▶ **Exercise prompt**: From the first line of the data below through the line bearing "(0,0) rectangle (1120,511);", reproduce each line exactly; do not include pictures.

▶ **Data excerpt**:
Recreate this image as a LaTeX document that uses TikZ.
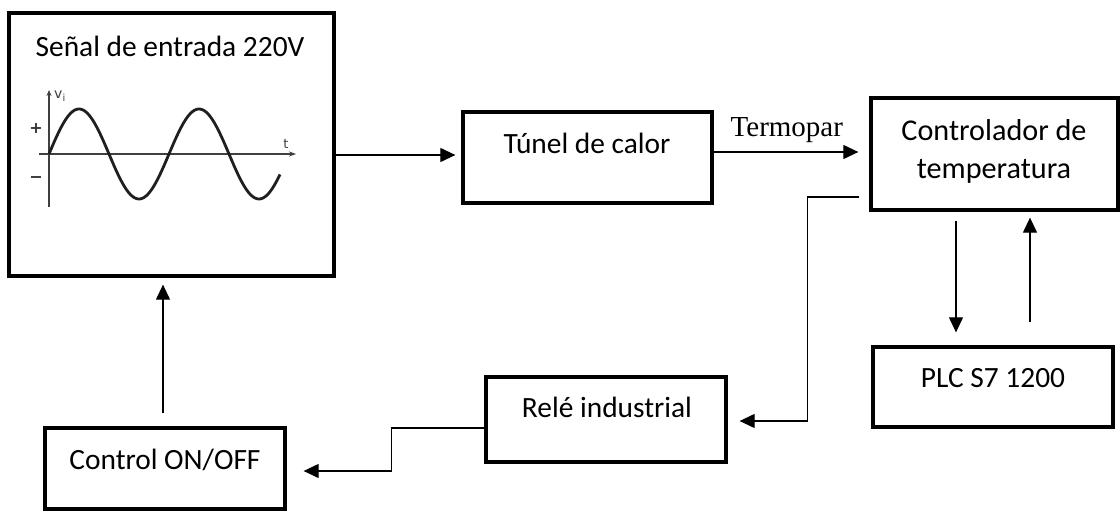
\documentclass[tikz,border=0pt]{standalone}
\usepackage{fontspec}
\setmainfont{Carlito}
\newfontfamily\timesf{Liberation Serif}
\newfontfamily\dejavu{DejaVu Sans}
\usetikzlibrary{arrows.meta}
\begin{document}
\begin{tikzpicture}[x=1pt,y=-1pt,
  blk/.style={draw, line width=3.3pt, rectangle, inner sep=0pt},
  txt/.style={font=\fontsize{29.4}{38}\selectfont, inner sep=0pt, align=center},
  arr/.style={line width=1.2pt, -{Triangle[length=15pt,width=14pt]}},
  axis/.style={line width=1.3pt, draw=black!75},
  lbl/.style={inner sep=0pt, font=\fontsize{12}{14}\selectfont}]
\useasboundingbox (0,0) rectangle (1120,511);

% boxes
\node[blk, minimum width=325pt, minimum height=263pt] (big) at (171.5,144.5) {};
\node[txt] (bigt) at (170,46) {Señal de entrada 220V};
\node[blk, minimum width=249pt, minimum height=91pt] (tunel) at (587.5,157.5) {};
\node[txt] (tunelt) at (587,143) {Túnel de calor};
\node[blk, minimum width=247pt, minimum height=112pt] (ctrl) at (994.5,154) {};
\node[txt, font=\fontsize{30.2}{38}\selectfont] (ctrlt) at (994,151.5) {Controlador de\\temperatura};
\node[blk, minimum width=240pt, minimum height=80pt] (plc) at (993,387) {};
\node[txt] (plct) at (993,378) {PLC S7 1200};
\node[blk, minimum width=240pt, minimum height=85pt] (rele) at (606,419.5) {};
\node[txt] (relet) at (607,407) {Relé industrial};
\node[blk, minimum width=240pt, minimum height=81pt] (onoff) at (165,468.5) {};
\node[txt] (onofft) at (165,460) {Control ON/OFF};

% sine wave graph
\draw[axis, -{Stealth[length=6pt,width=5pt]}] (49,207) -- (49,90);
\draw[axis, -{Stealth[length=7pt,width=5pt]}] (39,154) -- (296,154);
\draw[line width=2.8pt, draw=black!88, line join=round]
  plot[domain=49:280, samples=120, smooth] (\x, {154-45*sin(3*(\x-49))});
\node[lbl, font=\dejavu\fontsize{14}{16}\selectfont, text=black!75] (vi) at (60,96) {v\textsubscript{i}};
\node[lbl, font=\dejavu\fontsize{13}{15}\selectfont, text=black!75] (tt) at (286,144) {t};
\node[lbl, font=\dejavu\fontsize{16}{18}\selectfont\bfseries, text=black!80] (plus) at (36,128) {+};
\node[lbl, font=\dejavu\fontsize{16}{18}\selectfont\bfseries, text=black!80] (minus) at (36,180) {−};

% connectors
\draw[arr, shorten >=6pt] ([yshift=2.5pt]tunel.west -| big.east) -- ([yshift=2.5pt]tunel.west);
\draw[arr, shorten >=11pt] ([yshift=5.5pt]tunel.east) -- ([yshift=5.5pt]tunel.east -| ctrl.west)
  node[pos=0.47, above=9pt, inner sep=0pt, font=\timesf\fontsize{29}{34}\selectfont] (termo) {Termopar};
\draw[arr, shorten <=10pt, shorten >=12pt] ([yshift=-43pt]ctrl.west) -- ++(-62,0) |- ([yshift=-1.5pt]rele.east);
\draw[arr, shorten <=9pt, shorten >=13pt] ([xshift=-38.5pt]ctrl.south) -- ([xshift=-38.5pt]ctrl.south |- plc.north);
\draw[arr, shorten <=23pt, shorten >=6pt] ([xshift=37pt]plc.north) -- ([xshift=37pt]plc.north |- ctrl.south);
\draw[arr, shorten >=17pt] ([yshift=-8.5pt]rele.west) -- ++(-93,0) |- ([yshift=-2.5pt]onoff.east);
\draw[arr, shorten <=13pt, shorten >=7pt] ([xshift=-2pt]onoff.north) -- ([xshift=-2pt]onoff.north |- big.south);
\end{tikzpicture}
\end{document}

▶ **Written reply**:
Recreate this image as a LaTeX document that uses TikZ.
\documentclass[tikz,border=0pt]{standalone}
\usepackage{fontspec}
\setmainfont{Carlito}
\newfontfamily\timesf{Liberation Serif}
\newfontfamily\dejavu{DejaVu Sans}
\usetikzlibrary{arrows.meta}
\begin{document}
\begin{tikzpicture}[x=1pt,y=-1pt,
  blk/.style={draw, line width=3.3pt, rectangle, inner sep=0pt},
  txt/.style={font=\fontsize{29.4}{38}\selectfont, inner sep=0pt, align=center},
  arr/.style={line width=1.2pt, -{Triangle[length=15pt,width=14pt]}},
  axis/.style={line width=1.3pt, draw=black!75},
  lbl/.style={inner sep=0pt, font=\fontsize{12}{14}\selectfont}]
\useasboundingbox (0,0) rectangle (1120,511);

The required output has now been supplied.